It began with destruction. Then there was impenetrable darkness. In this darkness a voice called the survivors to repentance. It was the voice of Jesus Christ.
Jane Allis-Pike, a professor of ancient scripture at Brigham Young University, described the atmosphere that is recounted in Third Nephi in the Book of Mormon.
"Effectual blindness. Disorientation. And exposure to the elements," Allis-Pike said. "Imagine the pain, the injuries that came during the destruction. Imagine the emotional anguish. Under these conditions, long silent hours passed in which the survivors felt nothing but pain."
Allis-Pike was speaking at the BYU "Conference on Third Nephi: New Perspectives on an Incomparable Scripture." She was setting the stage to introduce the metaphor (in 3 Nephi 10:4-7) that Christ used when he addressed the multitudes a second time.
After hours of darkness, the voice of Christ again came in the darkness: "O ye people of these great cities which have fallen, who are descendants of Jacob, yea, who are of the house of Israel, how oft have I gathered you as a hen gathereth her chickens under her wings, and have nourished you."
Allis-Pike calls Christ's description of himself gathering the Nephites under his wing the "hen metaphor." Christ chose this metaphor to communicate something to the fearful survivors.
"I suggest that Christ uses the hen metaphor to rekindle the survivors' faith and trust in him, and to remind and teach them of the true nature and condition of their covenant relationship with him," Allis-Pike said.
Christ chose the common chicken for his metaphor because of the hen's selfless devotion to its chicks. Allis-Pike explained that a chicken is almost defenseless, yet it will never abandon its offspring when danger arises. It also is an active mother and will gather its offspring together to protect them. If necessary it will shield its little chicks with its own body — offering itself to preserve their lives.
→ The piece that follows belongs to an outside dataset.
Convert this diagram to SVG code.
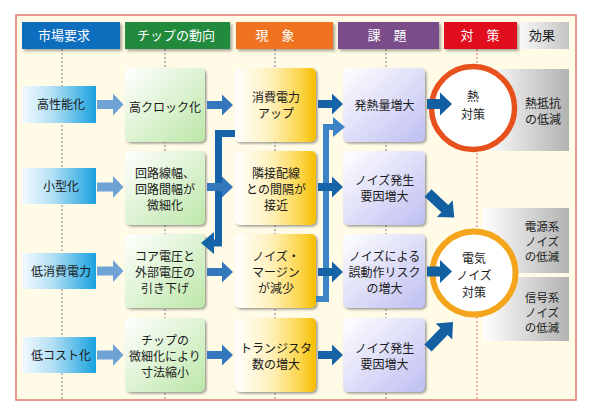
<svg xmlns="http://www.w3.org/2000/svg" width="590" height="417" viewBox="0 0 590 417">
<defs>
<linearGradient id="gBlue" x1="0" y1="0" x2="1" y2="0"><stop offset="0" stop-color="#F2FAFE"/><stop offset="0.4" stop-color="#B5E0F5"/><stop offset="1" stop-color="#1AA2DF"/></linearGradient>
<linearGradient id="gGreen" x1="0" y1="0" x2="1" y2="1"><stop offset="0" stop-color="#FFFFFF"/><stop offset="1" stop-color="#BCE7A8"/></linearGradient>
<linearGradient id="gYellow" x1="0" y1="0" x2="1" y2="0"><stop offset="0" stop-color="#FFFFFF"/><stop offset="0.45" stop-color="#FFF0BA"/><stop offset="0.8" stop-color="#FDD64C"/><stop offset="1" stop-color="#F5BE00"/></linearGradient>
<linearGradient id="gLav" x1="0" y1="0" x2="1" y2="1"><stop offset="0" stop-color="#FFFFFF"/><stop offset="1" stop-color="#BEBEF2"/></linearGradient>
<linearGradient id="gGray" x1="0" y1="0" x2="1" y2="0"><stop offset="0" stop-color="#FFFFFF"/><stop offset="1" stop-color="#B2B2B2"/></linearGradient>
<linearGradient id="gHdrGray" x1="0" y1="0" x2="1" y2="0"><stop offset="0" stop-color="#F8F8F8"/><stop offset="1" stop-color="#C4C4C4"/></linearGradient>
<filter id="sh" x="-10%" y="-10%" width="130%" height="130%"><feDropShadow dx="1.5" dy="1.5" stdDeviation="0.9" flood-color="#555" flood-opacity="0.6"/></filter>
<filter id="hsh" x="-10%" y="-20%" width="130%" height="160%"><feDropShadow dx="2" dy="2" stdDeviation="1.5" flood-color="#000" flood-opacity="0.35"/></filter>
<style>
text{font-family:"Noto Sans CJK JP","Noto Sans",sans-serif;font-size:12px;fill:#1a1a1a;text-anchor:middle}
.ht{font-size:13px;fill:#fff}
.et{font-size:11.5px}
.guide{stroke:#A8A8A8;stroke-width:1.5;stroke-dasharray:2 2;fill:none}
.guide5{stroke:#E49A96;stroke-width:1.5;stroke-dasharray:2 2;fill:none}
.b1{fill:url(#gBlue)}
.b2{fill:url(#gGreen);filter:url(#sh)}
.b3{fill:url(#gYellow);filter:url(#sh)}
.b4{fill:url(#gLav);filter:url(#sh)}
.b6{fill:url(#gGray)}
.a1{fill:#6FA3D6}
.a2{fill:#3577BC}
.a3{fill:#1763A8}
.a4{fill:#125FA2}
</style>
</defs>

<rect x="16" y="15" width="560" height="385" fill="#FFFBE6" stroke="#E07A6C" stroke-width="1.5"/>

<g id="guides">
<line class="guide" x1="62" y1="49" x2="62" y2="399"/>
<line class="guide" x1="165" y1="49" x2="165" y2="399"/>
<line class="guide" x1="275" y1="49" x2="275" y2="399"/>
<line class="guide" x1="386" y1="49" x2="386" y2="399"/>
<line class="guide5" x1="477" y1="49" x2="477" y2="399"/>
</g>

<g id="headers">
<g id="h-market"><rect x="22" y="22" width="98" height="27" fill="#0B6EBE" filter="url(#hsh)"/><text class="ht" x="64" y="40">市場要求</text></g>
<g id="h-chip"><rect x="125" y="22" width="105" height="27" fill="#228A3C" filter="url(#hsh)"/><text class="ht" x="176" y="40">チップの動向</text></g>
<g id="h-phen"><rect x="236" y="22" width="97" height="27" fill="#F07320" filter="url(#hsh)"/><text class="ht" x="275" y="40">現　象</text></g>
<g id="h-issue"><rect x="338" y="22" width="101" height="27" fill="#7A4E8A" filter="url(#hsh)"/><text class="ht" x="387" y="40">課　題</text></g>
<g id="h-measure"><rect x="444" y="22" width="73" height="27" fill="#E0101E" filter="url(#hsh)"/><text class="ht" x="480" y="40">対　策</text></g>
<g id="h-effect"><rect x="520" y="22" width="49" height="27" fill="url(#gHdrGray)"/><text x="542" y="40" style="font-size:13px">効果</text></g>
</g>

<g id="effects">
<g id="e-heat"><rect class="b6" x="483" y="69" width="86" height="82"/><text x="543" y="108">熱抵抗</text><text x="543" y="124">の低減</text></g>
<g id="e-power"><rect class="b6" x="483" y="208" width="86" height="65"/><text class="et" x="542" y="231">電源系</text><text class="et" x="542" y="246">ノイズ</text><text class="et" x="542" y="261">の低減</text></g>
<g id="e-signal"><rect class="b6" x="483" y="277" width="86" height="64"/><text class="et" x="542" y="302">信号系</text><text class="et" x="542" y="317">ノイズ</text><text class="et" x="542" y="332">の低減</text></g>
</g>

<g id="c-heat"><circle cx="473" cy="108" r="41.5" fill="#FFFFFF" stroke="#E8501C" stroke-width="5.5"/><text x="473" y="101">熱</text><text x="473" y="119">対策</text></g>
<g id="c-noise"><circle cx="474" cy="273" r="41.5" fill="#FFFFFF" stroke="#F5A51C" stroke-width="6"/><text x="474" y="263">電気</text><text x="474" y="280">ノイズ</text><text x="474" y="297">対策</text></g>

<g id="m-perf"><rect class="b1" x="22" y="86" width="74" height="37"/><text x="61" y="109">高性能化</text></g>
<g id="m-small"><rect class="b1" x="22" y="168" width="74" height="36"/><text x="61" y="191">小型化</text></g>
<g id="m-lowpower"><rect class="b1" x="22" y="253" width="74" height="36"/><text x="61" y="276">低消費電力</text></g>
<g id="m-lowcost"><rect class="b1" x="22" y="337" width="74" height="36"/><text x="61" y="360">低コスト化</text></g>

<g id="t-clock"><rect class="b2" x="125" y="68" width="80" height="74" rx="5"/><text x="165" y="112">高クロック化</text></g>
<g id="t-fine"><rect class="b2" x="125" y="151" width="80" height="74" rx="5"/><text x="165" y="178">回路線幅、</text><text x="165" y="194">回路間幅が</text><text x="165" y="210">微細化</text></g>
<g id="t-voltage"><rect class="b2" x="125" y="234" width="80" height="74" rx="5"/><text x="165" y="261">コア電圧と</text><text x="165" y="277">外部電圧の</text><text x="165" y="293">引き下げ</text></g>
<g id="t-shrink"><rect class="b2" x="125" y="318" width="80" height="74" rx="5"/><text x="165" y="345">チップの</text><text x="165" y="361">微細化により</text><text x="165" y="377">寸法縮小</text></g>

<g id="p-power"><rect class="b3" x="235" y="68" width="81" height="74" rx="5"/><text x="276" y="102">消費電力</text><text x="276" y="118">アップ</text></g>
<g id="p-spacing"><rect class="b3" x="235" y="151" width="81" height="74" rx="5"/><text x="276" y="178">隣接配線</text><text x="276" y="194">との間隔が</text><text x="276" y="210">接近</text></g>
<g id="p-margin"><rect class="b3" x="235" y="234" width="81" height="74" rx="5"/><text x="276" y="261">ノイズ・</text><text x="276" y="277">マージン</text><text x="276" y="293">が減少</text></g>
<g id="p-trans"><rect class="b3" x="235" y="318" width="81" height="74" rx="5"/><text x="276" y="353">トランジスタ</text><text x="276" y="369">数の増大</text></g>

<g id="i-heat"><rect class="b4" x="343" y="68" width="82" height="74" rx="5"/><text x="384.5" y="110">発熱量増大</text></g>
<g id="i-noise1"><rect class="b4" x="343" y="151" width="82" height="74" rx="5"/><text x="384.5" y="185">ノイズ発生</text><text x="384.5" y="201">要因増大</text></g>
<g id="i-malfunc"><rect class="b4" x="343" y="234" width="82" height="74" rx="5"/><text x="384.5" y="261">ノイズによる</text><text x="384.5" y="277">誤動作リスク</text><text x="384.5" y="293">の増大</text></g>
<g id="i-noise2"><rect class="b4" x="343" y="318" width="82" height="74" rx="5"/><text x="384.5" y="353">ノイズ発生</text><text x="384.5" y="369">要因増大</text></g>

<g id="connectors">
<path d="M316 299 H326 V127 H335" fill="none" stroke="#3D84C6" stroke-width="6" stroke-linejoin="miter"/>
<polygon points="333,117 345,127 333,137" fill="#3D84C6"/>
<path d="M235 133.5 H218.5 V243 H212" fill="none" stroke="#1563A8" stroke-width="7" stroke-linejoin="miter"/>
<polygon points="201,243 214,232 214,254" fill="#1563A8"/>

<path class="a1" d="M97 100 H113 V93.5 L123.5 104.5 L113 115.5 V109 H97 Z"/>
<path class="a1" d="M97 182.5 H113 V176 L123.5 187 L113 198 V191.5 H97 Z"/>
<path class="a1" d="M97 266.5 H113 V260 L123.5 271 L113 282 V275.5 H97 Z"/>
<path class="a1" d="M97 350.5 H113 V344 L123.5 355 L113 366 V359.5 H97 Z"/>

<path class="a2" d="M207 101 H222 V94.5 L233 105 L222 115.5 V109 H207 Z"/>
<path class="a2" d="M207 183 H222 V176.5 L233 187 L222 197.5 V191 H207 Z"/>
<path class="a2" d="M207 268 H222 V261.5 L233 272 L222 282.5 V276 H207 Z"/>
<path class="a2" d="M207 351 H222 V344.5 L233 355 L222 365.5 V359 H207 Z"/>

<path class="a3" d="M318 100 H332 V93.5 L343 104 L332 114.5 V108 H318 Z"/>
<path class="a3" d="M318 183 H332 V176.5 L343 187 L332 197.5 V191 H318 Z"/>
<path class="a3" d="M318 268 H332 V261.5 L343 272 L332 282.5 V276 H318 Z"/>
<path class="a3" d="M318 351 H332 V344.5 L343 355 L332 365.5 V359 H318 Z"/>

<path class="a4" d="M427 99 H440 V92.5 L452 104 L440 115.5 V109 H427 Z"/>
<path class="a4" d="M427 266.5 H440 V260 L452 271.5 L440 283 V276.5 H427 Z"/>
<path class="a4" transform="translate(428 193) rotate(43)" d="M0 -5 H23 V-11.5 L36 0 L23 11.5 V5 H0 Z"/>
<path class="a4" transform="translate(428 348) rotate(-46)" d="M0 -5 H23 V-11.5 L36 0 L23 11.5 V5 H0 Z"/>
</g>
</svg>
To the hen, its chicks are valued greatly. It actively will call to them. "Perhaps the most important point about the chicks in this metaphor is what is assumed. These chickens obey instinct. They come to their mother ... this means that when the hen calls they come without hesitation, without delay and without question run to the safety that is only found underneath their mother's wings," Allis-Pike said.
It may seem paradoxical for Christ to compare himself to a mother, yet, as Allis-Pike explained, he has figuratively given birth to his children. "Christ has specific qualities normally existing only in the purview of women and mothers," she said.
A mother hen calls her chicks to protect them from predators. Satan is the predator, according to Allis-Pike. "Just as the mother hen literally uses her body to protect her chick's life, Christ literally uses his body to protect his children from spiritual destruction," she said.
Christ also used his body to bring the resurrection of all people to pass.
"The beauty of the hen metaphor is that it goes beyond language, allowing the readers to simply feel Christ's love for us," Allis-Pike said.
When Christ spoke to the Nephites, he expanded the metaphor to include the past, present and future.
"How oft have I gathered you," refers to the past.
"How oft would I have gathered you," is a conditional reference to the past.
"How oft will I gather you," refers to the future.
"And then in the very act of speaking to these people he is talking in the present and caring for them. Like a hen who watches gently over her chicks, Christ is always available," Allis-Pike said.
In the four verses of the metaphor Christ uses the verb "gather" eight times. This is an active process, according to Allis-Pike. Those who were killed in the destruction were those who refused to be gathered.
"But if the chicks, or the people of the House of Israel, run away ... Christ can not save them from the devouring predator, Satan," Allis-Pike said.
According to Allis-Pike, the hen metaphor sequence in Third Nephi can also be read as a "covenant lawsuit" where Christ takes the position of a prosecutor over those who have died and where the survivors act as witnesses.
Each reciting of the hen metaphor is posed as a question and builds a case against those who rejected the merciful invitation to be gathered. It also applies the covenant question to the Nephite survivors ... and to the readers of Third Nephi as well.
Christ finished his invitation. Allis-Pike points out that the survivors' response to this second announcement from Christ was not silence. The people begin to weep. They weep for the lost. They weep for their sins. But Christ's love turns their weeping to joy as the darkness lifts.
"Christ's use of the hen metaphor has played a major role in this transition (from weeping to joy). Christ in his infinite wisdom has created a visual, powerful healing metaphor that allows people to come to terms with the destruction and the loss of life they have witnessed ... and teaches of their covenant relationship with Christ," Allis-Pike said.